The Problem: No Literature, No Experience, No Methodology
During deposition, however, both experts were unable to identify any meaningful scientific support for their opinions.
They could not point to:
- Peer-reviewed studies
- Published case reports
- Clinical literature describing similar injuries caused by maternal forces alone
- Or personal clinical experience demonstrating such a mechanism
Instead, the testimony revealed a consistent limitation: the absence of any scientific or experiential foundation linking maternal forces to catastrophic, multi-root avulsion injuries of this severity.
As the plaintiff argues, this is not a gap that can be filled by speculation.
A Critical Distinction in the Medical Literature
The Plaintiff has filed a motion to exclude the medical testimony that maternal forces caused Baby Boy’s injuries.
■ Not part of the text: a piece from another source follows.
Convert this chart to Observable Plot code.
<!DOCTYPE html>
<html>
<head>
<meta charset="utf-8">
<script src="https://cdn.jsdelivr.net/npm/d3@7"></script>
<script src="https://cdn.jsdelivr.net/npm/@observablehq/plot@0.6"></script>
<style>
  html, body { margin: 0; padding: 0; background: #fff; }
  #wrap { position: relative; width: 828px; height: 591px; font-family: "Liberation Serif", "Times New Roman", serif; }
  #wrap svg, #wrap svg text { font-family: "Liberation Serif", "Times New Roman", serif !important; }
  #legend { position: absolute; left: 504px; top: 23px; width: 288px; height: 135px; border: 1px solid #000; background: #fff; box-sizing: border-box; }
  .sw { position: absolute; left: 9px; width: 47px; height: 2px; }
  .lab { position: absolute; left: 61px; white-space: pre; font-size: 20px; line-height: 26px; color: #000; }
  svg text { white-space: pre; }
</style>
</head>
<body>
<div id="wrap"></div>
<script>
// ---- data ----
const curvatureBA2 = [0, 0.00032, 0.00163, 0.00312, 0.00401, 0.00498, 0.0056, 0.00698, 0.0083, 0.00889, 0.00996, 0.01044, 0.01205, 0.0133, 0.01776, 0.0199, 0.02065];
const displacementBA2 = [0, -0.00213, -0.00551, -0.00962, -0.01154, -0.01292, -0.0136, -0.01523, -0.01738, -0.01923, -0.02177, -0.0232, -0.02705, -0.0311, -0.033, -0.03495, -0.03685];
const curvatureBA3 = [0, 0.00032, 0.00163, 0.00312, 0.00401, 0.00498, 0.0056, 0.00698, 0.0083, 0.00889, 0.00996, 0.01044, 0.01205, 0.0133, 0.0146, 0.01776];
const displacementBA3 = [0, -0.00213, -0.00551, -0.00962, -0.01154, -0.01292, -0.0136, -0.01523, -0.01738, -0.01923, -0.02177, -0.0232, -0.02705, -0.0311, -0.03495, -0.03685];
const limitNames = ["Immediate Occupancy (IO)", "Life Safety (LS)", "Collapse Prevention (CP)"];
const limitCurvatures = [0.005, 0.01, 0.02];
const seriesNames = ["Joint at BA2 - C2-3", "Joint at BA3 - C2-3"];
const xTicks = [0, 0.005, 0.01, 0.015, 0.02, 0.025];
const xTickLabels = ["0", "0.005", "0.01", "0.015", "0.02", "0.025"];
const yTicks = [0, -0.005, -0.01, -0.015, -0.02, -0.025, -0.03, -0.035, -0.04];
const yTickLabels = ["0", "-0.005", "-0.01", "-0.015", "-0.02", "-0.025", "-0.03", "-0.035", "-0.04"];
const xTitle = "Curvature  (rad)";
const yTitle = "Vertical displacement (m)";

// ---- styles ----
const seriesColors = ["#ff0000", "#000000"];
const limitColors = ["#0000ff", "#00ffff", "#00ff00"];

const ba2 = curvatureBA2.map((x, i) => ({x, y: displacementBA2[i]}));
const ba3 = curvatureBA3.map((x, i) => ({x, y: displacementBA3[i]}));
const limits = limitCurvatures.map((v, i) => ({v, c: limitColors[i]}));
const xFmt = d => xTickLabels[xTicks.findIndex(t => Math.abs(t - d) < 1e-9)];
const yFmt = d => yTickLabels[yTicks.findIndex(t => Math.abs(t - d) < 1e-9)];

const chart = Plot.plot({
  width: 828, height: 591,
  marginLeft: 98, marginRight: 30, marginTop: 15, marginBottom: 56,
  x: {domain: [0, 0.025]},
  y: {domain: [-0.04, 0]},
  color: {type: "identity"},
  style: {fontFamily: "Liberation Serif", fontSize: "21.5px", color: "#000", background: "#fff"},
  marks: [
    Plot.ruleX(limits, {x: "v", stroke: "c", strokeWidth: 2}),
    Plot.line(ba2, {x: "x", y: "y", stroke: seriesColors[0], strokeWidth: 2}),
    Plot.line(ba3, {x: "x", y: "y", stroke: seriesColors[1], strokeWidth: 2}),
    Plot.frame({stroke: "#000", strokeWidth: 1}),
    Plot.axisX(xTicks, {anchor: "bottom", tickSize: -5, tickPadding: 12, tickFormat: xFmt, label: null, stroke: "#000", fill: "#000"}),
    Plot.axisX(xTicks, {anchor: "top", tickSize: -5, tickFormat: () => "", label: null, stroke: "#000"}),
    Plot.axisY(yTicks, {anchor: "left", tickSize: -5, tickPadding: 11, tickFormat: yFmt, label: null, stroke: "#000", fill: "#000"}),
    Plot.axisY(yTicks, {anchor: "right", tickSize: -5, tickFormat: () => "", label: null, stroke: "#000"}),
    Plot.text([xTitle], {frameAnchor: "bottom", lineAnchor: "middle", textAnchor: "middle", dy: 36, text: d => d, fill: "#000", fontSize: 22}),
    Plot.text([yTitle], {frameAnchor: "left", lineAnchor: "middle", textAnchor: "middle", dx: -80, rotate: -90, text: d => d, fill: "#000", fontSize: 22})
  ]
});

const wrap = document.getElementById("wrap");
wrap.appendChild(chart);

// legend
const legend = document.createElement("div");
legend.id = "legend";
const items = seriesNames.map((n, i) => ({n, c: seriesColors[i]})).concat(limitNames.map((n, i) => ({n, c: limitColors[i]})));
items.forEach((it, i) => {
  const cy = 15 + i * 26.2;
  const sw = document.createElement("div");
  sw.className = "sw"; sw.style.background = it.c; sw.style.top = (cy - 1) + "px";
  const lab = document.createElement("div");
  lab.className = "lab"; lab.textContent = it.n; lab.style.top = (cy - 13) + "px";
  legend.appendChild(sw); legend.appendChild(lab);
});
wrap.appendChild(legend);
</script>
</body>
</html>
The motion emphasizes an important distinction that even the defense experts did not dispute: not all brachial plexus injuries are the same.
The medical literature does recognize that maternal forces may be associated with mild, temporary nerve injuries—neuropraxias—that often resolve without surgery and do not involve structural nerve destruction.
But the injury in this case is fundamentally different.
It involved:
- Ruptures of nerve roots
- Avulsions (nerve roots torn from the spinal cord)
- Permanent functional loss
- Surgical reconstruction attempts
As plaintiff’s expert confirmed, there are no published reports of spontaneous maternal forces causing this type of catastrophic, multi-level avulsion injury.
The Experts’ Reliance on a Single Narrative Source
When pressed on what actually supports their opinions, the defense experts ultimately converged on a single foundation: the delivery note of the defendant obstetrician.
That note—prepared after the injury was known—forms the backbone of the defense causation theory.
Both experts conceded, in substance, that if the factual account in the note is inaccurate or incomplete, their opinions fail.
Why This Matters Under Daubert
Under Daubert, expert testimony must be grounded in sufficient facts or data and derived from reliable principles and methods reliably applied to those facts.
The plaintiff’s motion argues that requirement is not met here because:
- The opinions are not supported by medical literature
- They are not grounded in clinical experience involving the phenomenon described
- They are not the product of an independent methodological analysis
- And they depend entirely on accepting one party’s factual narrative without verification
In essence, the experts did not independently determine causation—they accepted it from the record and reasoned backward.
The Core Issue for the Court
Stripped of literature, clinical experience, and independent analysis, the defense causation theory reduces to a single proposition:
ordinary maternal pushing caused a catastrophic, permanent, five-root brachial plexus injury
The plaintiff argues that this proposition is not supported by reliable scientific evidence and therefore cannot be presented to a jury under Daubert.
Conclusion
The motion asks the court to exclude the defense causation opinions attributing the injury to maternal expulsive forces, on the grounds that they are not based on sufficient facts, not grounded in reliable methodology, and not reliably applied to the evidence in the case.
In short, the plaintiff contends that expert testimony cannot substitute for science, and assumption cannot substitute for methodology.